(Ninjas as I was researching this...)Top of my search for "typical satellite collision" for actual details was:
https://en.wikipedia.org/wiki/2009_satellite_collision"...until then, all accidental hypervelocity collisions had involved a satellite and a piece of space debris."
Note the debris patterns shown as quickly developing in the illustrations. Each satellite effectively fired a narrow shotgun (choked!) blast very much in the direction they were already going as they crossed. Not any significant down-and-up component because there was
much orbital velocity involved. (You have to nudge an orbit up or down quite a lot to easily reach air-scraping perigree, or get sufficiently raised apogee, and I doubt even head-on there'd be a neat
total velocity nullification for most of the fractured and thrown-off fragments.)
"
By December 2011, many pieces of the debris were in an observable orbital decay towards Earth, and were expected to burn up in the atmosphere within one to two years.
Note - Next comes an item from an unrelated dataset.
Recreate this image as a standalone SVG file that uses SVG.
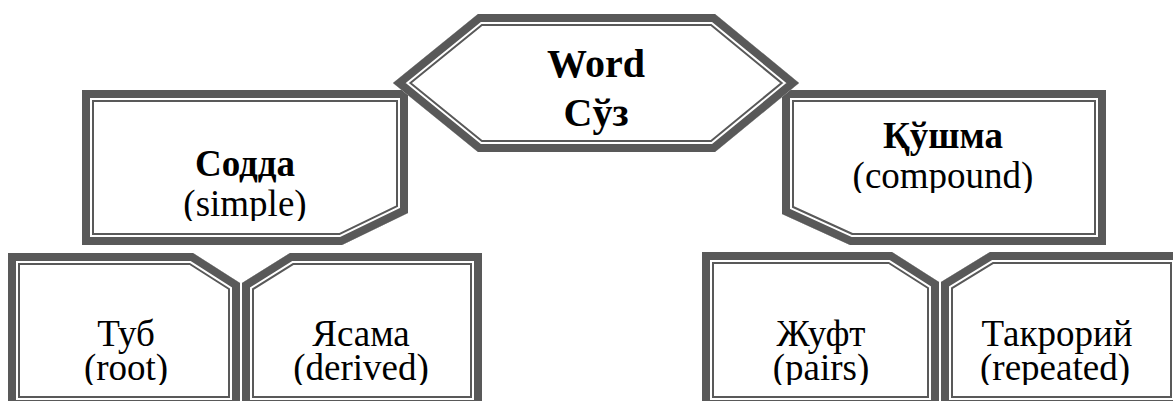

By January 2014, 24% of the known debris had actually decayed.[citation needed] In 2016, Space News listed the collision as the second biggest fragmentation event in history, with Kosmos-2251 and Iridium 33 producing respectively 1,668 and 628 pieces of catalogued debris, of which 1,141 and 364 pieces of tracked debris
remain in orbit as of January 2016 [needs update]"
Two years, five years, seven years and counting, there were still 65% of the (large enough to know about) bits.
(And, at the bottom, a link to a
Laser Broom. Not sure if there's any further development on that concept.)